The Bank for International Settlements on Big Banks describes an even more insidious method to use SDRs as "deposits of the central banks become claims on those currencies", thus diminishing even further stated goals and purposes for the IMF.

Complicating matters further, in a staff working paper ERSD-2012-10 from the WTO, cites the issue that "SDRs can only be used by governments and not by private entities in regular transactions". Elena Flor in an essay, The Debate about the SDR as a Global Reserve Currency and SDR Denominated Securities, proposes a further ploy to obscure an already convoluted currency arrangement.

"One can make the hypothesis that initially the IMF itself, some Governments and special international financial institutions such as the World Bank could issue SDR denominated securities, which could then be followed by banks and non-financial firms. In fact, in those markets where global imbalances emerged, there is the more impelling and greater need to have debt securities in a supra-sovereign reserve currency."

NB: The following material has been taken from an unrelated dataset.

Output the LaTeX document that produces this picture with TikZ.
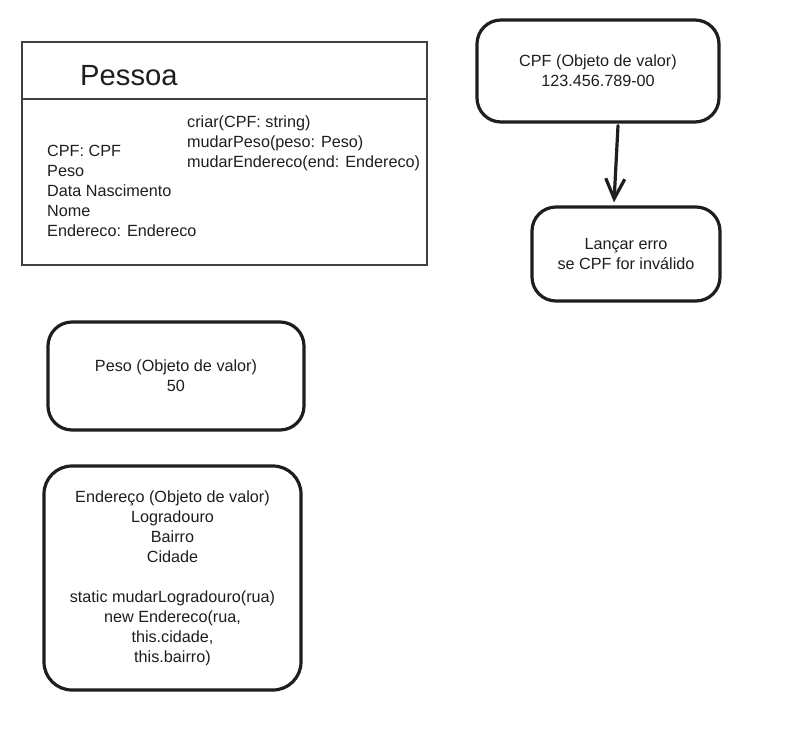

Just think about all the inventive security-based swaps, if SDRs became an added vehicle for payment settlement to the derivative circus. So, what do any of these exotic financial gyrations contribute to the actual business of commercial trading? The constructive profitability or gain of consumers and the trading principals see little advantage. Only the Central Banks Game Plan: One World Currency benefits from their fees, costs and controls over these commercial transactions. Since, SDRs are potential claims on the freely usable currencies, citizens of countries bear the burden of a further debasement in their national coinage.

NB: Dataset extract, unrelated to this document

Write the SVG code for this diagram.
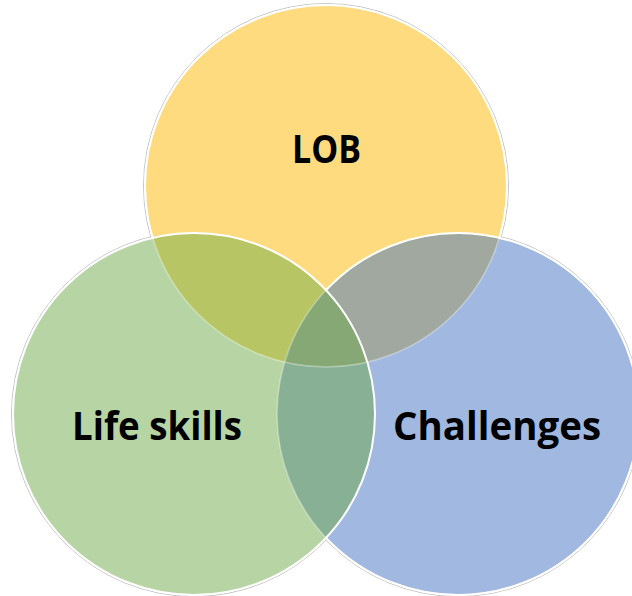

What better excuse for rationalization of additional regulations and hoops to jump through so that the banking system can charge extra handling expenses and the taxman can obtain transactional verification?

Henri Erti in the article, Instabilities in the IMS: Prospect of SDR as Stabilizing Tool, argues that adopting the SDR for commercial trading payment settlement, means more financial consolidation is required.

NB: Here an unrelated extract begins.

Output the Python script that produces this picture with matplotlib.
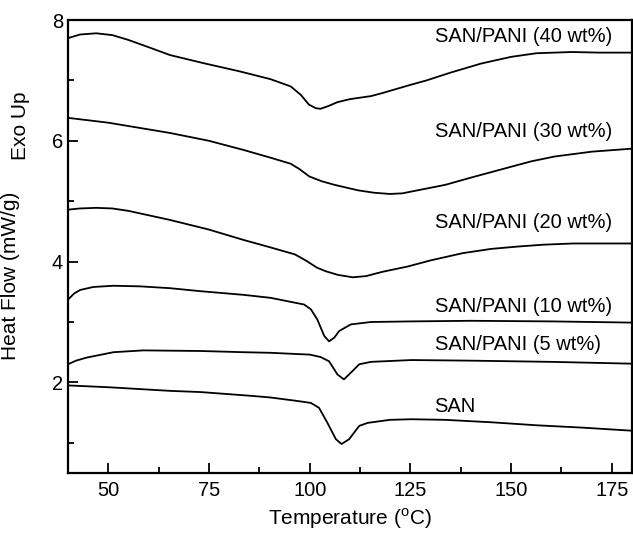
import matplotlib
matplotlib.use('Agg')
import matplotlib.pyplot as plt
from matplotlib.ticker import MultipleLocator

plt.rcParams['font.family'] = ['Liberation Sans', 'DejaVu Sans']

# DSC curves (temperature in C, heat flow in mW/g, shifted)
t_40 = [40, 43, 47, 51, 55, 60, 65.3, 74, 82.6, 90.3, 95.3, 97.8, 99.8, 101.5, 102.7, 104.8, 106.9, 110, 115.2, 118, 125.2, 129, 135, 142.6, 150, 156.3, 165, 172, 180]
y_40 = [7.70, 7.76, 7.78, 7.75, 7.67, 7.55, 7.42, 7.28, 7.15, 7.02, 6.90, 6.76, 6.60, 6.54, 6.53, 6.58, 6.64, 6.69, 6.74, 6.79, 6.93, 7.00, 7.13, 7.28, 7.39, 7.45, 7.47, 7.46, 7.46]

t_30 = [40, 50, 65.3, 75, 83.5, 90.3, 95.3, 97.5, 99.9, 103, 106.2, 112, 116, 119.9, 123, 126, 133.6, 140, 147.2, 155, 160.8, 170, 180]
y_30 = [6.38, 6.30, 6.13, 6.00, 5.85, 5.72, 5.62, 5.53, 5.41, 5.33, 5.27, 5.18, 5.14, 5.12, 5.13, 5.17, 5.27, 5.39, 5.52, 5.66, 5.74, 5.82, 5.87]

t_20 = [40, 43, 47, 51, 55, 65.3, 75, 83.5, 90, 96.3, 99, 101.8, 104, 107, 110.7, 114, 118, 124.4, 130, 138, 145, 151.8, 158, 165.4, 172, 180]
y_20 = [4.86, 4.88, 4.89, 4.88, 4.84, 4.69, 4.53, 4.36, 4.24, 4.12, 4.02, 3.90, 3.84, 3.78, 3.74, 3.76, 3.83, 3.92, 4.02, 4.14, 4.21, 4.25, 4.28, 4.30, 4.30, 4.30]

t_10 = [40, 41.5, 43, 46.3, 51.3, 57.9, 65.3, 72.9, 83.5, 90.3, 96.3, 98.6, 100.3, 101.9, 103.6, 104.8, 106.1, 107.3, 110.2, 115.2, 125.2, 140, 160, 180]
y_10 = [3.37, 3.47, 3.53, 3.58, 3.60, 3.59, 3.56, 3.51, 3.45, 3.40, 3.32, 3.29, 3.21, 3.04, 2.77, 2.68, 2.74, 2.85, 2.96, 3.00, 3.01, 3.02, 3.01, 2.99]

t_5 = [40, 42, 44.6, 51.3, 58.7, 72.9, 83.5, 90.3, 100, 102.7, 104.8, 106.9, 108.5, 110.2, 112.3, 115.2, 125.2, 140, 160, 180]
y_5 = [2.30, 2.36, 2.41, 2.50, 2.53, 2.52, 2.50, 2.49, 2.46, 2.42, 2.35, 2.13, 2.05, 2.16, 2.30, 2.34, 2.37, 2.36, 2.34, 2.31]

t_san = [40, 50, 65.3, 72.9, 85, 90.3, 97.2, 100.3, 102.3, 104.4, 106.5, 107.9, 109.8, 112.3, 114.4, 119.9, 125.2, 133.6, 145, 156.3, 168, 180]
y_san = [1.95, 1.92, 1.86, 1.84, 1.78, 1.75, 1.69, 1.66, 1.58, 1.33, 1.06, 0.98, 1.06, 1.28, 1.33, 1.38, 1.39, 1.38, 1.34, 1.29, 1.25, 1.20]

labels = ['SAN/PANI (40 wt%)', 'SAN/PANI (30 wt%)', 'SAN/PANI (20 wt%)',
          'SAN/PANI (10 wt%)', 'SAN/PANI (5 wt%)', 'SAN']
label_y = [7.72, 6.15, 4.64, 3.26, 2.63, 1.60]

fig = plt.figure(figsize=(6.33, 5.35), dpi=100)
ax = fig.add_axes([0.1074, 0.1159, 0.8910, 0.8467])

for t, y in [(t_40, y_40), (t_30, y_30), (t_20, y_20), (t_10, y_10), (t_5, y_5), (t_san, y_san)]:
    ax.plot(t, y, color='black', lw=1.3)

for lab, yy in zip(labels, label_y):
    ax.text(131.0, yy, lab, fontsize=14.5, va='center', ha='left')

ax.set_xlim(40, 180)
ax.set_ylim(0.5, 8)
ax.xaxis.set_major_locator(MultipleLocator(25))
ax.xaxis.set_minor_locator(MultipleLocator(12.5))
ax.yaxis.set_major_locator(MultipleLocator(2))
ax.yaxis.set_minor_locator(MultipleLocator(1))
ax.tick_params(which='both', direction='in', width=1.3, labelsize=14.5)
ax.tick_params(which='major', length=7)
ax.tick_params(which='minor', length=4)
ax.tick_params(axis='x', pad=6)
for s in ax.spines.values():
    s.set_linewidth(1.6)

ax.set_xlabel('Temperature ($^{\\mathregular{o}}$C)', fontsize=15, labelpad=4)
ax.set_ylabel('Heat Flow (mW/g)', fontsize=15)
ax.yaxis.set_label_coords(-0.085, 0.435)
fig.text(0.032, 0.765, 'Exo Up', rotation=90, fontsize=15, ha='center', va='center')

fig.savefig('out.png', dpi=100)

"The SDR serves as a convenient risk diversifier given the fact that its value is a combination of imperfectly correlated instruments (currencies) (Hogue and Tadesse, 2011). However, initiating an instrument for a large-scale utilization, an expanded market must be established, in which both private and public sectors may trade, settle, peg, denominate and most importantly profit from the SDR.

Finally, the success of the SDR hinges upon the evolution of financial globalization and the IMS. In order to empower the SDR, IMF would have to become more like a global central bank and accepted lender of last resort."

Well, there you have it. As long as the currency market allows for floating exchange rates, the pricing of trade is ripe for manipulation. Substituting an SDR standard as opposed to a fixed exchange rate pegged to physical gold is nothing more than an attempt to demand a one world monetary model.

Allowing the IMF to manage the economic outcomes of all trading nations’ commerce is like putting the fox in charge of the chicken coop. The success or shortcomings of individual nation’s trade transactions need to rest upon the economic fundamentals of the deal, not compliance with IMF rules and regulations. The impact of using SDRs translates into the loss of sovereignty.